Your objective. Images should be left out, and everything else in the listing reproduced exactly.

Data provided.
# # # # #

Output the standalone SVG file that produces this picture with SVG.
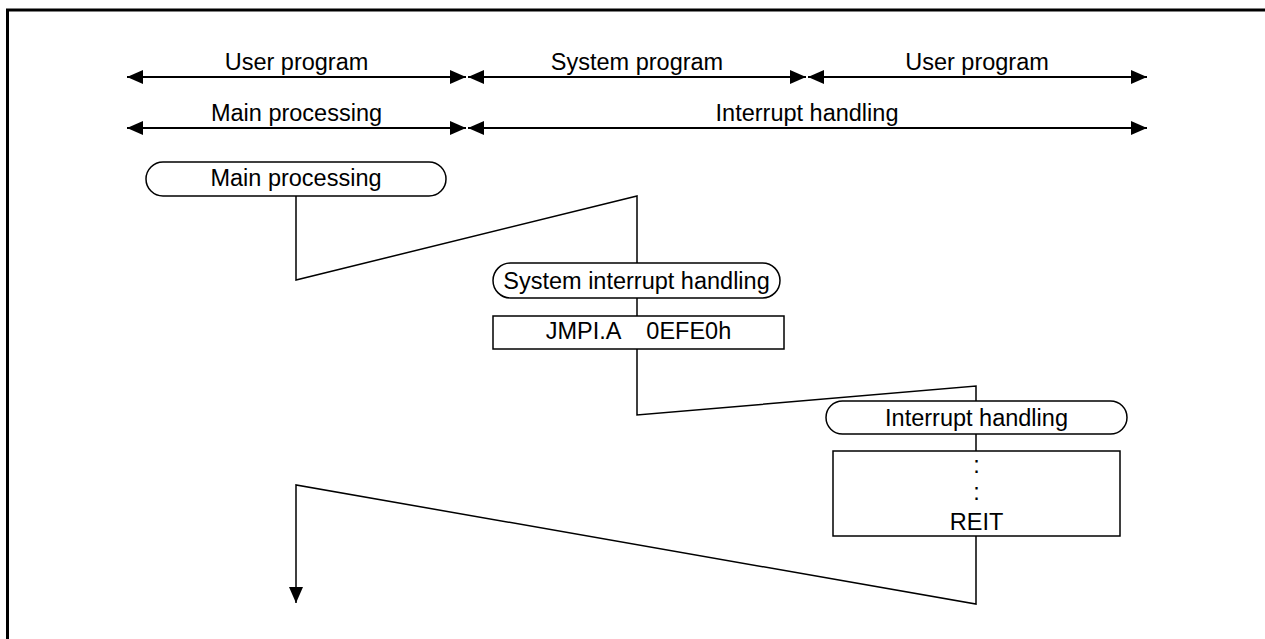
<svg xmlns="http://www.w3.org/2000/svg" width="1265" height="639" viewBox="0 0 1265 639">
<style>
text{font-family:"Liberation Sans",Arial,sans-serif;font-size:23.5px;fill:#000;text-anchor:middle}
.ln{fill:none;stroke:#000;stroke-width:1.5}
.sp{fill:none;stroke:#000;stroke-width:2}
.bx{fill:#fff;stroke:#000;stroke-width:1.5}
</style>
<defs>
<marker id="ah" viewBox="0 0 16 14" refX="16" refY="7" markerWidth="16" markerHeight="14" markerUnits="userSpaceOnUse" orient="auto-start-reverse">
<path d="M0,0 L16,7 L0,14 Z" fill="#000"/>
</marker>
</defs>
<rect width="1265" height="639" fill="#fff"/>
<path d="M7.5,639 V10 H1265" fill="none" stroke="#000" stroke-width="3"/>

<g id="spans">
<line class="sp" x1="127" y1="77" x2="466" y2="77" marker-start="url(#ah)" marker-end="url(#ah)"/>
<line class="sp" x1="468" y1="77" x2="806" y2="77" marker-start="url(#ah)" marker-end="url(#ah)"/>
<line class="sp" x1="808" y1="77" x2="1147" y2="77" marker-start="url(#ah)" marker-end="url(#ah)"/>
<line class="sp" x1="127" y1="128" x2="466" y2="128" marker-start="url(#ah)" marker-end="url(#ah)"/>
<line class="sp" x1="468" y1="128" x2="1147" y2="128" marker-start="url(#ah)" marker-end="url(#ah)"/>
<text x="296.5" y="70">User program</text>
<text x="637" y="70">System program</text>
<text x="977" y="70">User program</text>
<text x="296.5" y="121">Main processing</text>
<text x="807" y="121">Interrupt handling</text>
</g>

<g id="connectors">
<polyline class="ln" points="296,196 296,280 637,196 637,263"/>
<line class="ln" x1="637" y1="298" x2="637" y2="316"/>
<polyline class="ln" points="637,349 637,415 976,386 976,401"/>
<line class="ln" x1="976" y1="434" x2="976" y2="451"/>
<polyline class="ln" points="976,536 976,604 296,485 296,603" marker-end="url(#ah)"/>
</g>

<g id="main-processing">
<rect class="bx" x="146" y="162" width="300" height="34" rx="17" ry="17"/>
<text x="296" y="186">Main processing</text>
</g>

<g id="system-interrupt-handling">
<rect class="bx" x="493" y="263" width="287" height="35" rx="17.5" ry="17.5"/>
<text x="636.5" y="289">System interrupt handling</text>
</g>

<g id="jmpi">
<rect class="bx" x="493" y="316" width="291" height="33"/>
<text x="638.5" y="339" xml:space="preserve">JMPI.A    0EFE0h</text>
</g>

<g id="interrupt-handling">
<rect class="bx" x="826" y="401" width="301" height="33" rx="16.5" ry="16.5"/>
<text x="976.5" y="426">Interrupt handling</text>
</g>

<g id="reit-block">
<rect class="bx" x="833" y="451" width="287" height="85"/>
<text x="976.5" y="473">:</text>
<text x="976.5" y="500">:</text>
<text x="976.5" y="530">REIT</text>
</g>
</svg>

# # # # #

Reply.
Output the standalone SVG file that produces this picture with SVG.
<svg xmlns="http://www.w3.org/2000/svg" width="1265" height="639" viewBox="0 0 1265 639">
<style>
text{font-family:"Liberation Sans",Arial,sans-serif;font-size:23.5px;fill:#000;text-anchor:middle}
.ln{fill:none;stroke:#000;stroke-width:1.5}
.sp{fill:none;stroke:#000;stroke-width:2}
.bx{fill:#fff;stroke:#000;stroke-width:1.5}
</style>
<defs>
<marker id="ah" viewBox="0 0 16 14" refX="16" refY="7" markerWidth="16" markerHeight="14" markerUnits="userSpaceOnUse" orient="auto-start-reverse">
<path d="M0,0 L16,7 L0,14 Z" fill="#000"/>
</marker>
</defs>
<rect width="1265" height="639" fill="#fff"/>
<path d="M7.5,639 V10 H1265" fill="none" stroke="#000" stroke-width="3"/>

<g id="spans">
<line class="sp" x1="127" y1="77" x2="466" y2="77" marker-start="url(#ah)" marker-end="url(#ah)"/>
<line class="sp" x1="468" y1="77" x2="806" y2="77" marker-start="url(#ah)" marker-end="url(#ah)"/>
<line class="sp" x1="808" y1="77" x2="1147" y2="77" marker-start="url(#ah)" marker-end="url(#ah)"/>
<line class="sp" x1="127" y1="128" x2="466" y2="128" marker-start="url(#ah)" marker-end="url(#ah)"/>
<line class="sp" x1="468" y1="128" x2="1147" y2="128" marker-start="url(#ah)" marker-end="url(#ah)"/>
<text x="296.5" y="70">User program</text>
<text x="637" y="70">System program</text>
<text x="977" y="70">User program</text>
<text x="296.5" y="121">Main processing</text>
<text x="807" y="121">Interrupt handling</text>
</g>

<g id="connectors">
<polyline class="ln" points="296,196 296,280 637,196 637,263"/>
<line class="ln" x1="637" y1="298" x2="637" y2="316"/>
<polyline class="ln" points="637,349 637,415 976,386 976,401"/>
<line class="ln" x1="976" y1="434" x2="976" y2="451"/>
<polyline class="ln" points="976,536 976,604 296,485 296,603" marker-end="url(#ah)"/>
</g>

<g id="main-processing">
<rect class="bx" x="146" y="162" width="300" height="34" rx="17" ry="17"/>
<text x="296" y="186">Main processing</text>
</g>

<g id="system-interrupt-handling">
<rect class="bx" x="493" y="263" width="287" height="35" rx="17.5" ry="17.5"/>
<text x="636.5" y="289">System interrupt handling</text>
</g>

<g id="jmpi">
<rect class="bx" x="493" y="316" width="291" height="33"/>
<text x="638.5" y="339" xml:space="preserve">JMPI.A    0EFE0h</text>
</g>

<g id="interrupt-handling">
<rect class="bx" x="826" y="401" width="301" height="33" rx="16.5" ry="16.5"/>
<text x="976.5" y="426">Interrupt handling</text>
</g>

<g id="reit-block">
<rect class="bx" x="833" y="451" width="287" height="85"/>
<text x="976.5" y="473">:</text>
<text x="976.5" y="500">:</text>
<text x="976.5" y="530">REIT</text>
</g>
</svg>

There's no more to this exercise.